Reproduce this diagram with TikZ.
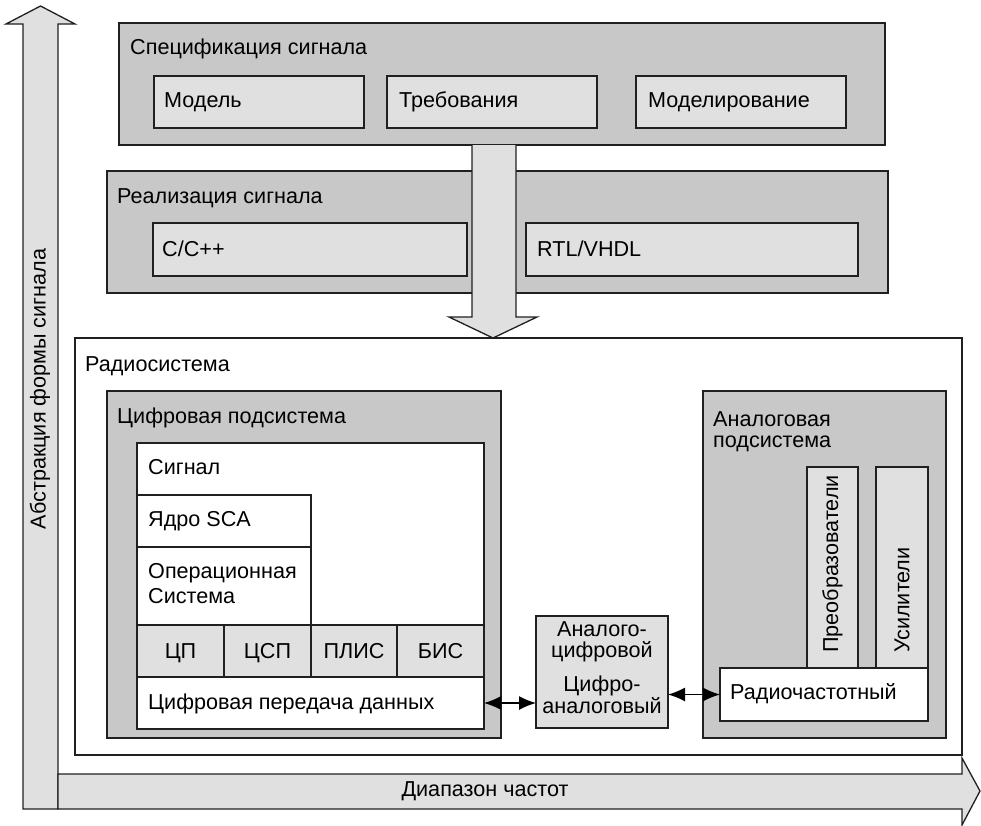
\documentclass[tikz,border=0pt]{standalone}
\usepackage{fontspec}
\setmainfont{Liberation Sans}
\usetikzlibrary{fit,arrows.meta}
\definecolor{boxdark}{HTML}{C8C8C8}
\definecolor{boxlight}{HTML}{E0E0E0}
\definecolor{edge}{HTML}{202020}

\begin{document}
\begin{tikzpicture}[x=1pt,y=-1pt,
  every node/.style={font=\fontsize{21.6}{22}\selectfont},
  frame/.style={draw=edge,line width=1.3pt,inner sep=0pt,outer sep=0pt},
  darkbox/.style={frame,fill=boxdark},
  lightbox/.style={frame,fill=boxlight},
  whitebox/.style={frame,fill=white},
  lbl/.style={inner sep=0pt,anchor=base west},
  clbl/.style={inner sep=0pt,anchor=base},
  bigarrow/.style={draw=edge,line width=1.3pt,fill=boxlight,line join=miter},
  link/.style={draw=black,line width=1.3pt,{Latex[length=17pt,width=14pt]}-{Latex[length=17pt,width=14pt]}}
]
\useasboundingbox (0,0) rectangle (981,825);

% axis arrows
\draw[bigarrow] (23,809) -- (23,24) -- (6,24) -- (40.5,6) -- (75,24) -- (58,24) -- (58,809) -- cycle;
\draw[bigarrow] (58,774) -- (962,774) -- (962,758) -- (980,791) -- (962,825) -- (962,809) -- (58,809) -- cycle;
\node[rotate=90,inner sep=0pt] (ax) at (40,389) {Абстракция формы сигнала};
\node[inner sep=0pt] (fx) at (485,791) {Диапазон частот};

% waveform specification
\node[darkbox,fit={(119,23) (885,145)}] (spec) {};
\node[lbl] (specT) at (130,54) {Спецификация сигнала};
\node[lightbox,fit={(154,76) (364,128)}] (model) {};
\node[lbl] at (164,107) {Модель};
\node[lightbox,fit={(387,76) (597,128)}] (req) {};
\node[lbl] at (399,107) {Требования};
\node[lightbox,fit={(636,76) (846,128)}] (sim) {};
\node[lbl] at (648,107) {Моделирование};

% waveform implementation
\node[darkbox,fit={(107,171) (888,293)}] (impl) {};
\node[lbl] (implT) at (117,203) {Реализация сигнала};
\node[lightbox,fit={(153,223) (467,276)}] (cpp) {};
\node[lbl] at (162,256) {C/C++};
\node[lightbox,fit={(526,223) (858,276)}] (rtl) {};
\node[lbl] at (537,256) {RTL/VHDL};

% flow into the radio system
\draw[bigarrow] (472,145) -- (472,317) -- (449,317) -- (493,338) -- (537,317) -- (516,317) -- (516,145);

% radio system
\node[whitebox,fit={(75,338) (962,755)}] (radio) {};
\node[lbl] (radioT) at (85,371) {Радиосистема};

% digital subsystem
\node[darkbox,fit={(107,391) (501,738)}] (dig) {};
\node[lbl] (digT) at (117,423) {Цифровая подсистема};
\node[whitebox,fit={(137,443) (484,729)}] (wave) {};
\node[lbl] at (148,474) {Сигнал};
\node[whitebox,fit={(137,495) (311,547)}] (sca) {};
\node[lbl] at (148,526) {Ядро SCA};
\node[whitebox,fit={(137,547) (311,625)}] (os) {};
\node[lbl] at (148,578) {Операционная};
\node[lbl] at (148,603) {Система};
\node[lightbox,fit={(137,625) (224,677)}] (cpu) {};
\node[clbl] at (180.5,658) {ЦП};
\node[lightbox,fit={(224,625) (311,677)}] (dsp) {};
\node[clbl] at (267.5,658) {ЦСП};
\node[lightbox,fit={(311,625) (397,677)}] (fpga) {};
\node[clbl] at (354,658) {ПЛИС};
\node[lightbox,fit={(397,625) (484,677)}] (asic) {};
\node[clbl] at (440.5,658) {БИС};
\node[whitebox,fit={(137,677) (484,729)}] (tx) {};
\node[lbl] at (148,709) {Цифровая передача данных};

% converters
\node[lightbox,fit={(536,616) (668,728)}] (adc) {};
\node[clbl] at (602,636) {Аналого-};
\node[clbl] at (602,657) {цифровой};
\node[clbl] at (602,691) {Цифро-};
\node[clbl] at (602,713) {аналоговый};

% analog subsystem
\node[darkbox,fit={(703,391) (946,738)}] (ana) {};
\node[lbl] at (713,426) {Аналоговая};
\node[lbl] at (713,447) {подсистема};
\node[lightbox,fit={(807,467) (858,668)}] (conv) {};
\node[rotate=90,inner sep=0pt,anchor=west] at (832.5,653) {Преобразователи};
\node[lightbox,fit={(876,467) (928,668)}] (amp) {};
\node[rotate=90,inner sep=0pt,anchor=west] at (902,653) {Усилители};
\node[whitebox,fit={(720,668) (928,721)}] (rf) {};
\node[lbl] at (730,699) {Радиочастотный};

% links
\draw[link] (tx.east) -- (adc.west |- tx.east);
\draw[link] (adc.east |- rf.west) -- (rf.west);
\end{tikzpicture}
\end{document}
════════
--- What to do ---
Skipping the pictures, transcribe each line above exactly as it appears.

--- Answer to this problem ---
Reproduce this diagram with TikZ.
\documentclass[tikz,border=0pt]{standalone}
\usepackage{fontspec}
\setmainfont{Liberation Sans}
\usetikzlibrary{fit,arrows.meta}
\definecolor{boxdark}{HTML}{C8C8C8}
\definecolor{boxlight}{HTML}{E0E0E0}
\definecolor{edge}{HTML}{202020}

\begin{document}
\begin{tikzpicture}[x=1pt,y=-1pt,
  every node/.style={font=\fontsize{21.6}{22}\selectfont},
  frame/.style={draw=edge,line width=1.3pt,inner sep=0pt,outer sep=0pt},
  darkbox/.style={frame,fill=boxdark},
  lightbox/.style={frame,fill=boxlight},
  whitebox/.style={frame,fill=white},
  lbl/.style={inner sep=0pt,anchor=base west},
  clbl/.style={inner sep=0pt,anchor=base},
  bigarrow/.style={draw=edge,line width=1.3pt,fill=boxlight,line join=miter},
  link/.style={draw=black,line width=1.3pt,{Latex[length=17pt,width=14pt]}-{Latex[length=17pt,width=14pt]}}
]
\useasboundingbox (0,0) rectangle (981,825);

% axis arrows
\draw[bigarrow] (23,809) -- (23,24) -- (6,24) -- (40.5,6) -- (75,24) -- (58,24) -- (58,809) -- cycle;
\draw[bigarrow] (58,774) -- (962,774) -- (962,758) -- (980,791) -- (962,825) -- (962,809) -- (58,809) -- cycle;
\node[rotate=90,inner sep=0pt] (ax) at (40,389) {Абстракция формы сигнала};
\node[inner sep=0pt] (fx) at (485,791) {Диапазон частот};

% waveform specification
\node[darkbox,fit={(119,23) (885,145)}] (spec) {};
\node[lbl] (specT) at (130,54) {Спецификация сигнала};
\node[lightbox,fit={(154,76) (364,128)}] (model) {};
\node[lbl] at (164,107) {Модель};
\node[lightbox,fit={(387,76) (597,128)}] (req) {};
\node[lbl] at (399,107) {Требования};
\node[lightbox,fit={(636,76) (846,128)}] (sim) {};
\node[lbl] at (648,107) {Моделирование};

% waveform implementation
\node[darkbox,fit={(107,171) (888,293)}] (impl) {};
\node[lbl] (implT) at (117,203) {Реализация сигнала};
\node[lightbox,fit={(153,223) (467,276)}] (cpp) {};
\node[lbl] at (162,256) {C/C++};
\node[lightbox,fit={(526,223) (858,276)}] (rtl) {};
\node[lbl] at (537,256) {RTL/VHDL};

% flow into the radio system
\draw[bigarrow] (472,145) -- (472,317) -- (449,317) -- (493,338) -- (537,317) -- (516,317) -- (516,145);

% radio system
\node[whitebox,fit={(75,338) (962,755)}] (radio) {};
\node[lbl] (radioT) at (85,371) {Радиосистема};

% digital subsystem
\node[darkbox,fit={(107,391) (501,738)}] (dig) {};
\node[lbl] (digT) at (117,423) {Цифровая подсистема};
\node[whitebox,fit={(137,443) (484,729)}] (wave) {};
\node[lbl] at (148,474) {Сигнал};
\node[whitebox,fit={(137,495) (311,547)}] (sca) {};
\node[lbl] at (148,526) {Ядро SCA};
\node[whitebox,fit={(137,547) (311,625)}] (os) {};
\node[lbl] at (148,578) {Операционная};
\node[lbl] at (148,603) {Система};
\node[lightbox,fit={(137,625) (224,677)}] (cpu) {};
\node[clbl] at (180.5,658) {ЦП};
\node[lightbox,fit={(224,625) (311,677)}] (dsp) {};
\node[clbl] at (267.5,658) {ЦСП};
\node[lightbox,fit={(311,625) (397,677)}] (fpga) {};
\node[clbl] at (354,658) {ПЛИС};
\node[lightbox,fit={(397,625) (484,677)}] (asic) {};
\node[clbl] at (440.5,658) {БИС};
\node[whitebox,fit={(137,677) (484,729)}] (tx) {};
\node[lbl] at (148,709) {Цифровая передача данных};

% converters
\node[lightbox,fit={(536,616) (668,728)}] (adc) {};
\node[clbl] at (602,636) {Аналого-};
\node[clbl] at (602,657) {цифровой};
\node[clbl] at (602,691) {Цифро-};
\node[clbl] at (602,713) {аналоговый};

% analog subsystem
\node[darkbox,fit={(703,391) (946,738)}] (ana) {};
\node[lbl] at (713,426) {Аналоговая};
\node[lbl] at (713,447) {подсистема};
\node[lightbox,fit={(807,467) (858,668)}] (conv) {};
\node[rotate=90,inner sep=0pt,anchor=west] at (832.5,653) {Преобразователи};
\node[lightbox,fit={(876,467) (928,668)}] (amp) {};
\node[rotate=90,inner sep=0pt,anchor=west] at (902,653) {Усилители};
\node[whitebox,fit={(720,668) (928,721)}] (rf) {};
\node[lbl] at (730,699) {Радиочастотный};

% links
\draw[link] (tx.east) -- (adc.west |- tx.east);
\draw[link] (adc.east |- rf.west) -- (rf.west);
\end{tikzpicture}
\end{document}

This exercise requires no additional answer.